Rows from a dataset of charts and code
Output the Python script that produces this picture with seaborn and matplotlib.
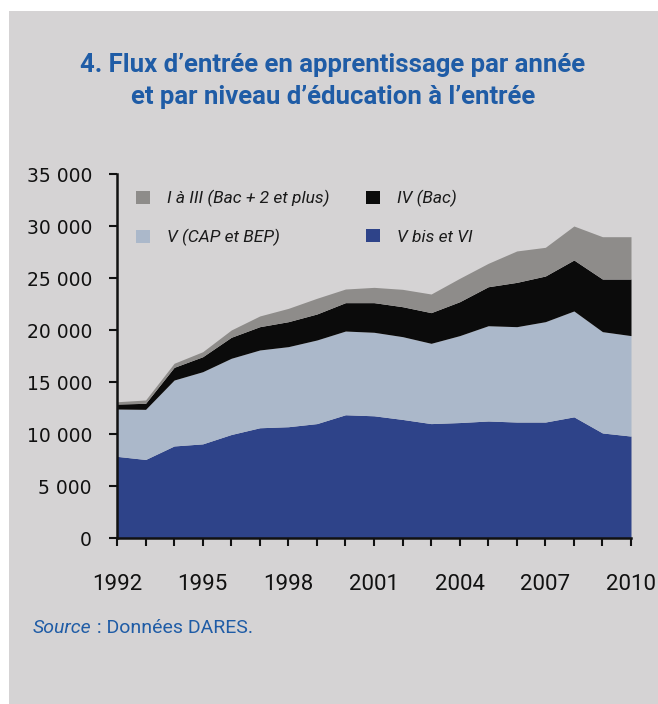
import matplotlib
matplotlib.use("Agg")
import matplotlib.pyplot as plt
from matplotlib.patches import Patch, Rectangle
from matplotlib.ticker import FuncFormatter
import seaborn as sns
import pandas as pd

# data (apprentices entering per year, by level)
years = list(range(1992, 2011))
v_bis_vi = [7850, 7550, 8850, 9050, 9950, 10600, 10700, 11000, 11850, 11750,
            11400, 11000, 11100, 11250, 11150, 11150, 11650, 10100, 9800]
v_cap_bep = [4550, 4820, 6340, 6940, 7330, 7480, 7700, 8040, 8050, 8030,
             7960, 7720, 8360, 9160, 9170, 9650, 10180, 9740, 9660]
iv_bac = [480, 580, 1220, 1440, 2020, 2240, 2400, 2500, 2730, 2850,
          2880, 2950, 3260, 3750, 4260, 4390, 4900, 5060, 5440]
i_iii = [220, 320, 390, 480, 700, 1030, 1280, 1510, 1310, 1470,
         1670, 1790, 2250, 2250, 3020, 2760, 3270, 4070, 4070]

labels = ["V bis et VI", "V (CAP et BEP)", "IV (Bac)", "I à III (Bac + 2 et plus)"]
colors = ["#2e4389", "#abb8ca", "#0b0b0b", "#8e8c8a"]
x_ticklabels = ["1992", "1995", "1998", "2001", "2004", "2007", "2010"]

title = "4. Flux d\u2019entrée en apprentissage par année\net par niveau d\u2019éducation à l\u2019entrée"
bg = "#d5d3d4"
blue_txt = "#1f5ca6"
narrow = ["Roboto", "DejaVu Sans"]

df = pd.DataFrame({"annee": years, labels[0]: v_bis_vi, labels[1]: v_cap_bep,
                   labels[2]: iv_bac, labels[3]: i_iii})


def main():
    sns.set_theme(style="ticks")
    plt.rcParams["font.family"] = ["DejaVu Sans"]

    W, H = 658, 704
    fig = plt.figure(figsize=(W / 100, H / 100), dpi=100, facecolor="white")
    fig.patches.append(Rectangle((9 / W, 0), 1, 1 - 11 / H, transform=fig.transFigure,
                                 facecolor=bg, edgecolor="none", zorder=-10))

    ax = fig.add_axes([117 / W, 1 - 538 / H, (631 - 117) / W, (538 - 174) / H])
    ax.set_facecolor("none")
    ax.set_zorder(2)

    ax.stackplot(df["annee"], [df[l] for l in labels], colors=colors, linewidth=0)

    ax.set_xlim(1992, 2010)
    ax.set_ylim(0, 35000)
    ax.set_xticks(years)
    ax.set_xticklabels([str(y) if str(y) in x_ticklabels else "" for y in years],
                       family=narrow, fontsize=16)
    ax.set_yticks(range(0, 35001, 5000))
    ax.yaxis.set_major_formatter(FuncFormatter(lambda v, p: f"{int(v):,}".replace(",", " ")))
    ax.tick_params(axis="y", labelsize=13.5, length=6, width=1.5, direction="out",
                   pad=12, colors="#111111")
    ax.tick_params(axis="x", length=6, width=1.5, direction="out", pad=20, colors="#111111")
    sns.despine(ax=ax)
    for s in ["left", "bottom"]:
        ax.spines[s].set_linewidth(1.8)
        ax.spines[s].set_color("#111111")
    ax.set_xlabel("")
    ax.set_ylabel("")

    # legend: row 1 gray / black, row 2 light / blue
    order = [3, 1, 2, 0]
    handles = [Patch(facecolor=colors[i], edgecolor="none") for i in order]
    leg = ax.legend(handles, [labels[i] for i in order], ncol=2, frameon=False,
                    loc="upper left", bbox_to_anchor=(136 / W, 1 - 190 / H),
                    bbox_transform=fig.transFigure,
                    borderaxespad=0, borderpad=0, handlelength=0.8, handleheight=0.8,
                    handletextpad=1.0, columnspacing=2.1, labelspacing=1.25,
                    prop={"family": narrow, "style": "italic", "size": 12.5})
    for t in leg.get_texts():
        t.set_color("#1a1a1a")

    fig.text(333 / W, 1 - 81 / H, title, ha="center", va="center", color=blue_txt,
             fontsize=18.5, fontweight="bold", linespacing=1.4, family=narrow)

    src = fig.text(33 / W, 1 - 628 / H, "Source", style="italic", color=blue_txt,
                   fontsize=14, va="center", family=narrow)
    fig.canvas.draw()
    bb = src.get_window_extent()
    fig.text(bb.x1 / W, 1 - 628 / H, " : Données DARES.", color=blue_txt,
             fontsize=14, va="center", family=narrow)

    fig.savefig("out.png", dpi=100, facecolor="white")


if __name__ == "__main__":
    main()
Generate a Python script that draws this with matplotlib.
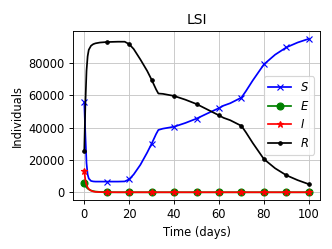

**GOAL OF THE EXERCISE**
Without including any pictures, print all of the material exactly as given.

**EXERCISE ANSWER**
Output the Python script that produces this picture with seaborn and matplotlib.
import matplotlib
matplotlib.use("Agg")
import matplotlib.pyplot as plt
from matplotlib.patches import Patch, Rectangle
from matplotlib.ticker import FuncFormatter
import seaborn as sns
import pandas as pd

# data (apprentices entering per year, by level)
years = list(range(1992, 2011))
v_bis_vi = [7850, 7550, 8850, 9050, 9950, 10600, 10700, 11000, 11850, 11750,
            11400, 11000, 11100, 11250, 11150, 11150, 11650, 10100, 9800]
v_cap_bep = [4550, 4820, 6340, 6940, 7330, 7480, 7700, 8040, 8050, 8030,
             7960, 7720, 8360, 9160, 9170, 9650, 10180, 9740, 9660]
iv_bac = [480, 580, 1220, 1440, 2020, 2240, 2400, 2500, 2730, 2850,
          2880, 2950, 3260, 3750, 4260, 4390, 4900, 5060, 5440]
i_iii = [220, 320, 390, 480, 700, 1030, 1280, 1510, 1310, 1470,
         1670, 1790, 2250, 2250, 3020, 2760, 3270, 4070, 4070]

labels = ["V bis et VI", "V (CAP et BEP)", "IV (Bac)", "I à III (Bac + 2 et plus)"]
colors = ["#2e4389", "#abb8ca", "#0b0b0b", "#8e8c8a"]
x_ticklabels = ["1992", "1995", "1998", "2001", "2004", "2007", "2010"]

title = "4. Flux d\u2019entrée en apprentissage par année\net par niveau d\u2019éducation à l\u2019entrée"
bg = "#d5d3d4"
blue_txt = "#1f5ca6"
narrow = ["Roboto", "DejaVu Sans"]

df = pd.DataFrame({"annee": years, labels[0]: v_bis_vi, labels[1]: v_cap_bep,
                   labels[2]: iv_bac, labels[3]: i_iii})


def main():
    sns.set_theme(style="ticks")
    plt.rcParams["font.family"] = ["DejaVu Sans"]

    W, H = 658, 704
    fig = plt.figure(figsize=(W / 100, H / 100), dpi=100, facecolor="white")
    fig.patches.append(Rectangle((9 / W, 0), 1, 1 - 11 / H, transform=fig.transFigure,
                                 facecolor=bg, edgecolor="none", zorder=-10))

    ax = fig.add_axes([117 / W, 1 - 538 / H, (631 - 117) / W, (538 - 174) / H])
    ax.set_facecolor("none")
    ax.set_zorder(2)

    ax.stackplot(df["annee"], [df[l] for l in labels], colors=colors, linewidth=0)

    ax.set_xlim(1992, 2010)
    ax.set_ylim(0, 35000)
    ax.set_xticks(years)
    ax.set_xticklabels([str(y) if str(y) in x_ticklabels else "" for y in years],
                       family=narrow, fontsize=16)
    ax.set_yticks(range(0, 35001, 5000))
    ax.yaxis.set_major_formatter(FuncFormatter(lambda v, p: f"{int(v):,}".replace(",", " ")))
    ax.tick_params(axis="y", labelsize=13.5, length=6, width=1.5, direction="out",
                   pad=12, colors="#111111")
    ax.tick_params(axis="x", length=6, width=1.5, direction="out", pad=20, colors="#111111")
    sns.despine(ax=ax)
    for s in ["left", "bottom"]:
        ax.spines[s].set_linewidth(1.8)
        ax.spines[s].set_color("#111111")
    ax.set_xlabel("")
    ax.set_ylabel("")

    # legend: row 1 gray / black, row 2 light / blue
    order = [3, 1, 2, 0]
    handles = [Patch(facecolor=colors[i], edgecolor="none") for i in order]
    leg = ax.legend(handles, [labels[i] for i in order], ncol=2, frameon=False,
                    loc="upper left", bbox_to_anchor=(136 / W, 1 - 190 / H),
                    bbox_transform=fig.transFigure,
                    borderaxespad=0, borderpad=0, handlelength=0.8, handleheight=0.8,
                    handletextpad=1.0, columnspacing=2.1, labelspacing=1.25,
                    prop={"family": narrow, "style": "italic", "size": 12.5})
    for t in leg.get_texts():
        t.set_color("#1a1a1a")

    fig.text(333 / W, 1 - 81 / H, title, ha="center", va="center", color=blue_txt,
             fontsize=18.5, fontweight="bold", linespacing=1.4, family=narrow)

    src = fig.text(33 / W, 1 - 628 / H, "Source", style="italic", color=blue_txt,
                   fontsize=14, va="center", family=narrow)
    fig.canvas.draw()
    bb = src.get_window_extent()
    fig.text(bb.x1 / W, 1 - 628 / H, " : Données DARES.", color=blue_txt,
             fontsize=14, va="center", family=narrow)

    fig.savefig("out.png", dpi=100, facecolor="white")


if __name__ == "__main__":
    main()
Generate a Python script that draws this with matplotlib.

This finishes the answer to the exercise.